Tag Archives: nostalgia

“Once More to the Lake” by E.B. White

In this highly descriptive essay, the author of “Charlotte’s Web” recaptures old memories of the Maine lake where his father had taken the family camping every August.  After a long lapse, White returns with his son.  White then spends lengthy paragraphs accounting, down to the dragonflies on their fishing rods, how nothing has changed.  Besides a now-tarred entrance road and the proliferation of noisy outboard motor boats, the character of the lake has not moved forward in time at all.

This essay is popular with college Anthology texts.  I know this, being a community college English prof.  Part of why I assign it, however, is the never-failing, divided opinion on the essay’s significance.  Most criticisms stem from its meticulous detail and long digressions without an apparent direction resulting in a baffling last line coming out of left field.

To defend the piece, I happen to love all the sensory detail; students should defer to White in demonstrating how to transport the reader in more ways than one.  Furthermore, describing the Lake’s present condition is the essay’s impetus.  Despite this, readers may feel White’s sentimentality taking over.  A longing nostalgia for olden times fuses into his many observations.  What makes the essay worth reading is how readers may identify with their own personal experience.  But this requires the similar experience of returning to a place of old regularity.

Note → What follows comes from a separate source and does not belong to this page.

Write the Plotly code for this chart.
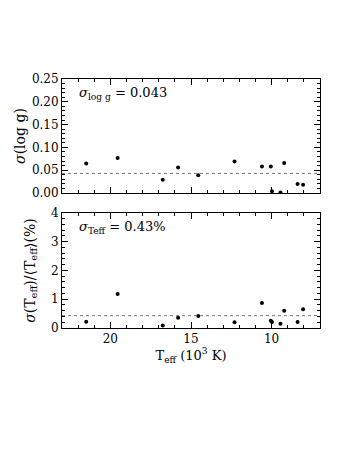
import plotly.graph_objects as go
from plotly.subplots import make_subplots

# Teff in units of 10^3 K (same stars in both panels)
teff = [21.5, 19.55, 16.75, 15.8, 14.55, 12.3, 10.6, 10.05, 9.98, 9.45, 9.22, 8.39, 8.05]
sigma_logg = [0.065, 0.077, 0.029, 0.056, 0.039, 0.069, 0.058, 0.058, 0.004, 0.001, 0.066, 0.020, 0.018]
sigma_teff_pct = [0.22, 1.18, 0.09, 0.36, 0.42, 0.20, 0.87, 0.25, 0.21, 0.15, 0.60, 0.21, 0.65]

mean_logg = 0.043
mean_teff = 0.43

FONT = "DejaVu Serif"

fig = make_subplots(rows=2, cols=1, shared_xaxes=False, vertical_spacing=0.08)

fig.add_trace(go.Scatter(x=teff, y=sigma_logg, mode="markers",
                         marker=dict(color="black", size=4), showlegend=False), row=1, col=1)
fig.add_trace(go.Scatter(x=teff, y=sigma_teff_pct, mode="markers",
                         marker=dict(color="black", size=4), showlegend=False), row=2, col=1)

# mean lines
for xref, yref, val in [("x domain", "y", mean_logg), ("x2 domain", "y2", mean_teff)]:
    fig.add_shape(type="line", xref=xref, yref=yref,
                  x0=0, x1=1, y0=val, y1=val,
                  line=dict(color="#777", width=1, dash="dot"))

axis_common = dict(
    showline=True, linecolor="black", linewidth=1, mirror="allticks",
    ticks="inside", ticklen=6, tickcolor="black", tickwidth=1,
    showgrid=False, zeroline=False,
    tickfont=dict(family=FONT, size=12, color="black"),
)

fig.update_xaxes(range=[23, 7], dtick=5, tick0=0,
                 minor=dict(ticks="inside", dtick=1, ticklen=3, tickcolor="black", showgrid=False),
                 **axis_common)
fig.update_xaxes(showticklabels=False, row=1, col=1)
fig.update_xaxes(title=dict(text="T<sub>eff</sub> (10<sup>3</sup> K)",
                            font=dict(family=FONT, size=13, color="black"), standoff=2),
                 row=2, col=1)

fig.update_yaxes(range=[0, 0.25], dtick=0.05, tickformat=".2f",
                 minor=dict(ticks="inside", dtick=0.01, ticklen=3, tickcolor="black", showgrid=False),
                 title=dict(text="<i>σ</i>(log g)", font=dict(family=FONT, size=14, color="black"),
                            standoff=2),
                 row=1, col=1, **axis_common)
fig.update_yaxes(range=[0, 4], dtick=1,
                 minor=dict(ticks="inside", dtick=0.2, ticklen=3, tickcolor="black", showgrid=False),
                 title=dict(text="<i>σ</i>(T<sub>eff</sub>)/⟨T<sub>eff</sub>⟩(%)",
                            font=dict(family=FONT, size=14, color="black"), standoff=12),
                 row=2, col=1, **axis_common)

# page body adds ~8px offset, so the figure is a bit smaller and shifted
fig.update_layout(
    width=330, height=442,
    margin=dict(l=54, r=18, t=71, b=122),
    paper_bgcolor="white", plot_bgcolor="white",
    font=dict(family=FONT, color="black"),
    yaxis=dict(domain=[0.542, 1]),
    yaxis2=dict(domain=[0, 0.462]),
)

fig.add_annotation(text="<i>σ</i><sub>log g</sub> = 0.043", xref="x domain", yref="y domain",
                   x=0.06, y=0.87, xanchor="left", yanchor="middle", showarrow=False,
                   font=dict(family=FONT, size=13, color="black"))
fig.add_annotation(text="<i>σ</i><sub>Teff</sub> = 0.43%", xref="x2 domain", yref="y2 domain",
                   x=0.06, y=0.87, xanchor="left", yanchor="middle", showarrow=False,
                   font=dict(family=FONT, size=13, color="black"))

fig.write_html("out.html")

At a closer look, the essay’s value comes in subtle tones.  White is not over-sentimental.  He’s dealing with getting older but also thinking of himself as older.  That’s a giant leap, which the re-experience of the Lake brings into sharp contrast.  He has become the (old) authority figure; the carefree kid has materialized in his son.  In effect, he’s forced to deal with nature, which results in an identity crisis.

The theme of “nature” shows up in all the similar sights.  Things naturally “are” this way, as are the “types” of people, characters actually, that the environment produces time and again.  The gossiping, 15 year old, diner waitresses are an example of unchanging nature, as well as “this person with the cake of soap.”

To complicate things, White has moments of resisting change, or nature.  The loud new motorboats annoy him, and he wistfully longs for the fuss of arrivals and the handling of trunks, a ceremony now obsolete because cars render the arrival anonymous.  Surely, he relives old memories; this is evident in the “creepy sensation” where White experiences moments from his father’s point of view.  White foreshadows this in the opening paragraph, noting his being a “salt water man” now makes him “wish for the placidity of a lake in the woods.”  He wants to go “back,” yet the creepy sensation arrives after the fourth paragraph and is further developed from there.  The rest of the essay recalls more creepiness all driving to the startling last line, without which, we probably wouldn’t have this work showing up in anthologies.

But what does “the chill of death” mean?  Notice that White has “no thought of going in.”  He’s facing the realization of not wanting to do kid things like going swimming in a storm.  He’s accepted his mortality, thus the “chill of death” is arguably a reference to middle age.  White recounts the nature of the lake while ignoring his own, only to be confronted with how he’s changed.  “Once More to the Lake” describes that moment of awareness through an array of astounding sensory detail.  His reflections matter because he has become a different person. Admitting that is easier said than done, and White shows us how places act as mirrors for our own lives and understanding.